Of course, considering JTBC is the Joongang Ilbo's TV network, and considering the Joongang Ilbo both started the 'French teacher scandal of 1984' (and published article after article until the visa rules for foreign teachers were changed) and also published the first article about the English Spectrum Incident, I can't say I'm in the least bit surprised. Considering how the final clip I posted yesterday stated that "Unfair prejudice leads to foreigners’ resentment. Perhaps we are also responsible," it would seem that this episode of "We are Detectives" falls into the dichotomy I looked at closely in this post, in which migrant workers are portrayed as victims of Koreans, while westerners are portrayed as victimizing Koreans. This is nothing new; it's been happening for years, and will continue to happen. The main question is: which network will broadcast the next one, and when?



*One wonders how much that actor using English as a second language realized how his (mostly overdubbed with inner monologue in Korean) performance would be used.

5 comments:

crossmr said...

You mention the joongang article, which links to an earlier article you wrote, but on that page I can find no actual link to the joonang article itself.

matt said...

Thanks for pointing that out - I fixed it.

Camilo said...

Amazing blog for a better understanding of Korean society!
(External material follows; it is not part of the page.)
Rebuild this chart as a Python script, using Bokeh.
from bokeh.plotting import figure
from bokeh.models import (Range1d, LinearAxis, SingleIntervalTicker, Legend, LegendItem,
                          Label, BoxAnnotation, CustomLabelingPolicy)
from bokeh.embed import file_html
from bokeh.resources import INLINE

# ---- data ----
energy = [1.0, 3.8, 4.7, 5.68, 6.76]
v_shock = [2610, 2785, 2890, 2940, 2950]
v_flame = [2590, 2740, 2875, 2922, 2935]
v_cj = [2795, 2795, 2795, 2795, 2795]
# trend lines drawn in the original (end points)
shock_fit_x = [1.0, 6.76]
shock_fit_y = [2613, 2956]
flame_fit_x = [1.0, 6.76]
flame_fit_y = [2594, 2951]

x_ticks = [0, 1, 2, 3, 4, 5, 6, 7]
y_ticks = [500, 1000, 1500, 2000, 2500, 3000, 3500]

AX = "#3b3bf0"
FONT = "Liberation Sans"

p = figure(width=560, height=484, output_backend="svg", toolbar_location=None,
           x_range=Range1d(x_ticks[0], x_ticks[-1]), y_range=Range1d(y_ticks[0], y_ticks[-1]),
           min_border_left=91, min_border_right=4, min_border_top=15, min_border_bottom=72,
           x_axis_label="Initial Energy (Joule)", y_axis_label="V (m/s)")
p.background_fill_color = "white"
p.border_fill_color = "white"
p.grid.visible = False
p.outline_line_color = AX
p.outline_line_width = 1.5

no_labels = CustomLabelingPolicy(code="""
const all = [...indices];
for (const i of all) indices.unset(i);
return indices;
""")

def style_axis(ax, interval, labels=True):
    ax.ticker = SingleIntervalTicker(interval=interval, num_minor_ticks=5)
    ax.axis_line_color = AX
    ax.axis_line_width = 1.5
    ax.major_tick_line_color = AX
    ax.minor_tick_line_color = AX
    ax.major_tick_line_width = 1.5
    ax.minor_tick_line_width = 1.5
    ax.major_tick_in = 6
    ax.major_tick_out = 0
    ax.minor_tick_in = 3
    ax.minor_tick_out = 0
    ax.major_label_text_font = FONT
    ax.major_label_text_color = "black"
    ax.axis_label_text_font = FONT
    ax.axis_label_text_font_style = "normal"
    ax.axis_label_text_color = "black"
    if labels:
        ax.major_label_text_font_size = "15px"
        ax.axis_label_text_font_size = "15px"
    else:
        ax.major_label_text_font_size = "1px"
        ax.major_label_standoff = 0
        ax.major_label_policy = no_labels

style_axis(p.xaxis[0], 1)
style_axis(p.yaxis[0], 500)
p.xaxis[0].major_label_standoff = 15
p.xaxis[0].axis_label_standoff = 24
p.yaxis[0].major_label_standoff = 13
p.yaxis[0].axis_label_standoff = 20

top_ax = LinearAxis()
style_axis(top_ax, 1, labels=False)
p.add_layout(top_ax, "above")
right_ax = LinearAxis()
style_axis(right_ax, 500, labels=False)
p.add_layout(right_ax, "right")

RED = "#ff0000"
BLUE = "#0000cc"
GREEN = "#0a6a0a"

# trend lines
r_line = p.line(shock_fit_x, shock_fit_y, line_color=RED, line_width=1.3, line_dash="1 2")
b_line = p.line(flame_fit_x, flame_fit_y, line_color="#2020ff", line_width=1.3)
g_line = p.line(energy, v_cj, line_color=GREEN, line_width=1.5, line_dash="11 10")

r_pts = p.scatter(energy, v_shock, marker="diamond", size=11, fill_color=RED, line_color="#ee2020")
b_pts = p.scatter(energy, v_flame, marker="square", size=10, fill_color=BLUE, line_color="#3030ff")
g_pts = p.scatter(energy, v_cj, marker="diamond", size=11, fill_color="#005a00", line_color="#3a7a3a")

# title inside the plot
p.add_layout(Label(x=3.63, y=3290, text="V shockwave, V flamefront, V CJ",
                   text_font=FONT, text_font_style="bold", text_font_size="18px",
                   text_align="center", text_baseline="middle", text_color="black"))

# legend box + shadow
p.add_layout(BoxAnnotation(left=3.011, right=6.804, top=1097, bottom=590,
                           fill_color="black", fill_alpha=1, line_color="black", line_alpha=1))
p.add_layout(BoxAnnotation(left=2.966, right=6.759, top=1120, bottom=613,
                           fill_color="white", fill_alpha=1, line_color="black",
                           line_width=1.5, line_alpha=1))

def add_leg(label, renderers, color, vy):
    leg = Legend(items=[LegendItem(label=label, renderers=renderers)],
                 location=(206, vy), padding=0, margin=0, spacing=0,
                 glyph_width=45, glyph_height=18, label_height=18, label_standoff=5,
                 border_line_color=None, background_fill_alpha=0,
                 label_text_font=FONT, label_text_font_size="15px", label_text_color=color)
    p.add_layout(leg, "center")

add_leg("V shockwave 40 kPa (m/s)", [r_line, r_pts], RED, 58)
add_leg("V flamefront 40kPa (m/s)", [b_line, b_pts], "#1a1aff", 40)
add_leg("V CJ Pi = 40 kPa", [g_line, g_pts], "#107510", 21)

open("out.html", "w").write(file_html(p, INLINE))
Regarding the article, I believe that it works the opposite way too. I met a girl that was seduced in a similar fashion (David Method??) by a Korean guy in Colombia. She couldn't resist to be far away from him so she came to South Korea. However, after the guy got what he wanted, he left her alone in a foreign country.

I don't believe they will broadcast such a story.

Thanks for all your efforts!! I really appreciate your work.

Christopher Smith said...

I think it is not a problem to highlight specific crimes or specific scams that a certain section of the population does. It maybe that there are gangs of Chinese fraudsters or areas where Westerners get drunk and fight. This is information. The problem I have with it all is making a program highlighting 'foreign crime' generalising the whole world outside of Korea. It made an 'us against them' feel to the whole thing that is profoundly unhealthy for a country that has a bit of a xenophobic tendency already. It is irresponsible journalism, especially because of their dodgy statistics and misrepresentation of them.

Shaun McLewin said...

I have, perhaps irrationally, divided the Korean populace in the place that I am living and working into three or four categories: those who are anti-foreigner in general, those who accept that foreigners are a part of Korean society, and those who are more open and accept foreigners and the contribution they make to Korea in general.

I appreciate that some Koreans do not like any foreigners within their society. I also appreciate that many Koreans have a laissez faire attitude when it comes to foreigners insomuch as they are here so let's put up with them.

My problem comes when the minority of Koreans have the biggest voice. Your article highlights the inaccurate reporting of "unacceptable" behavior by foreigners. This has to be down to the individual thinking of the editor or owner of the reporting agency, and you have to seriously question the merit of any report because of that. As I tell my students, say it, then prove it - the blatant misuse of statistics is more damaging to Korea than it is for the intended targets: foreigners in Korea.

I have colleagues in the governments of France, the UK, the USA, and Canada who will have nothing (unless ordered to do otherwise) to do with Korea because the foreign governments simply do not trust Korea and Koreans. The example video shown shows how Koreans are happy to lie and cheat their way to the objective they want to achieve.